Abstract
Affiliative social bonds are linked to fitness components in many social mammals. However, despite their importance, little is known about how the tendency to form social bonds develops in young animals, or if the development of social behavior is heritable and thus can evolve. Using four decades of longitudinal observational data from a wild baboon population, we assessed the environmental determinants of an important social developmental milestone in baboons—the age at which a young animal first grooms a conspecific—and we assessed how mother-offspring grooming reciprocity develops during the juvenile period. We found that grooming development differs between the sexes: female infants groom at an earlier age and reach reciprocity in grooming with their mother earlier than males. Using the quantitative genetic ‘animal model’, we also found that age at first grooming behavior for both sexes is weakly heritable (h2 = 4.3%). These results show that sex differences in grooming emerge at a young age; that strong, reciprocal social relationships between mothers and daughters begin very early in life; and that age at first grooming is heritable and therefore can be shaped by natural selection.

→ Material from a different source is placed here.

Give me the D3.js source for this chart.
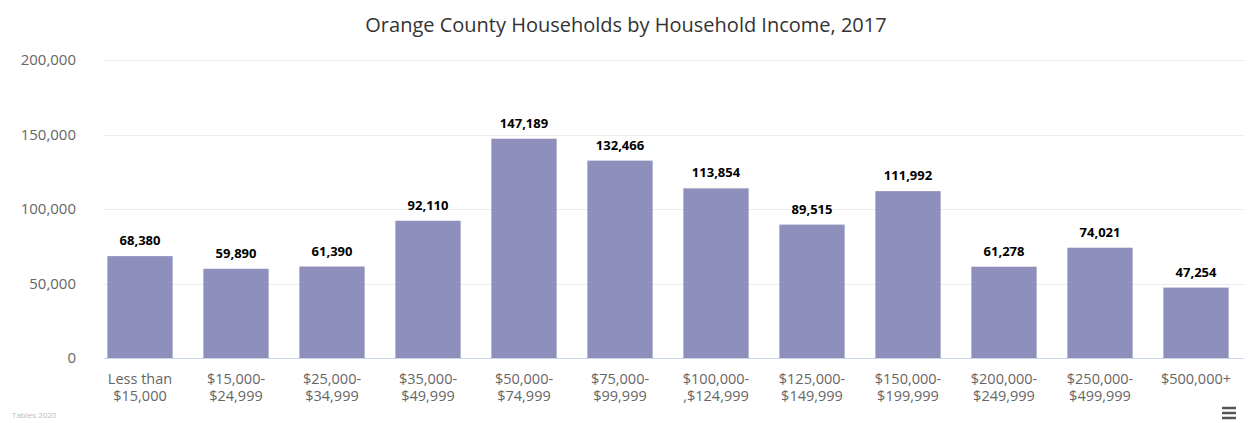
<!DOCTYPE html>
<html>
<head>
<meta charset="utf-8">
<script src="https://d3js.org/d3.v7.min.js"></script>
<style>
  body { margin: 0; background: #fff; }
  text { font-family: "Open Sans", sans-serif; }
</style>
</head>
<body>
<script>

var categories = ["Less than|$15,000", "$15,000-|$24,999", "$25,000-|$34,999", "$35,000-|$49,999",
                  "$50,000-|$74,999", "$75,000-|$99,999", "$100,000-|,$124,999", "$125,000-|$149,999",
                  "$150,000-|$199,999", "$200,000-|$249,999", "$250,000-|$499,999", "$500,000+"];
var households = [68380, 59890, 61390, 92110, 147189, 132466, 113854, 89515, 111992, 61278, 74021, 47254];
var yTicks = [0, 50000, 100000, 150000, 200000];

var width = 1248, height = 423;
var plotLeft = 92, plotRight = 1244, plotTop = 60, plotBottom = 358;

var svg = d3.select("body").append("svg")
    .attr("width", width)
    .attr("height", height);

svg.append("rect").attr("width", width).attr("height", height).attr("fill", "#fff");

// title
svg.append("text")
    .attr("x", 626).attr("y", 32)
    .attr("text-anchor", "middle")
    .attr("font-size", "20px")
    .attr("fill", "#333")
    .text("Orange County Households by Household Income, 2017");

var x = d3.scaleBand().domain(categories).range([plotLeft, plotRight]).paddingInner(0.32).paddingOuter(0.16);
var y = d3.scaleLinear().domain([0, 200000]).range([plotBottom, plotTop]);

// grid lines
var grid = svg.append("g");
grid.selectAll("line").data(yTicks).enter().append("line")
    .attr("x1", plotLeft + 12).attr("x2", plotRight)
    .attr("y1", function(d){ return Math.round(y(d)) + 0.5; })
    .attr("y2", function(d){ return Math.round(y(d)) + 0.5; })
    .attr("stroke", function(d){ return d == 0 ? "#ccd6eb" : "#ececec"; })
    .attr("stroke-width", 1);

// y labels
var yAxis = d3.axisLeft(y).tickValues(yTicks).tickSize(0).tickPadding(0)
    .tickFormat(d3.format(","));
var ya = svg.append("g").attr("transform", "translate(" + (plotLeft - 16) + ",0)").call(yAxis);
ya.select(".domain").remove();
ya.selectAll("text")
    .attr("font-family", "Open Sans, sans-serif")
    .attr("font-size", "15px")
    .attr("fill", "#666")
    .attr("dy", "0.32em");

// bars
svg.selectAll(".bar").data(households).enter().append("rect")
    .attr("class", "bar")
    .attr("x", function(d, i){ return x(categories[i]); })
    .attr("width", x.bandwidth())
    .attr("y", function(d){ return y(d); })
    .attr("height", function(d){ return y(0) - y(d); })
    .attr("fill", "#8f8fbc");

// value labels
svg.selectAll(".val").data(households).enter().append("text")
    .attr("class", "val")
    .attr("x", function(d, i){ return x(categories[i]) + x.bandwidth() / 2; })
    .attr("y", function(d){ return y(d) - 11; })
    .attr("text-anchor", "middle")
    .attr("font-size", "13px")
    .attr("font-weight", "bold")
    .attr("fill", "#000")
    .text(function(d){ return d3.format(",")(d); });

// x labels
var xAxis = d3.axisBottom(x).tickSize(0).tickPadding(0).tickFormat("");
var xa = svg.append("g").attr("transform", "translate(0," + plotBottom + ")").call(xAxis);
xa.select(".domain").remove();
xa.selectAll(".tick").each(function(d){
    var parts = d.split("|");
    var t = d3.select(this).append("text")
        .attr("text-anchor", "middle")
        .attr("font-size", "14.5px")
        .attr("fill", "#666");
    parts.forEach(function(p, k){
        t.append("tspan").attr("x", 0).attr("y", 26 + k * 17).text(p);
    });
});

// credits
svg.append("text")
    .attr("x", 12).attr("y", 418)
    .attr("font-size", "8px")
    .attr("fill", "#bbb")
    .text("Tables 2020");

// menu icon
for (var m = 0; m < 3; m++) {
    svg.append("line")
        .attr("x1", 1222).attr("x2", 1236)
        .attr("y1", 408 + m * 5).attr("y2", 408 + m * 5)
        .attr("stroke", "#555").attr("stroke-width", 2.5);
}

</script>
</body>
</html>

Competing Interest Statement
The authors have declared no competing interest.
Footnotes
Funding: We gratefully acknowledge the support of the National Science Foundation and the National Institutes of Health for the majority of the data represented here, including through NSF IOS 1456832, NIH R01AG053308, R01AG053330, R01AG071684, R01HD088558, R01AG075914, and P01AG031719. A.S.F. was supported by NSF GRFP (DGE 1644868) and NIH T32GM007754.
Conflict of Interest: The authors declare no conflict of interest.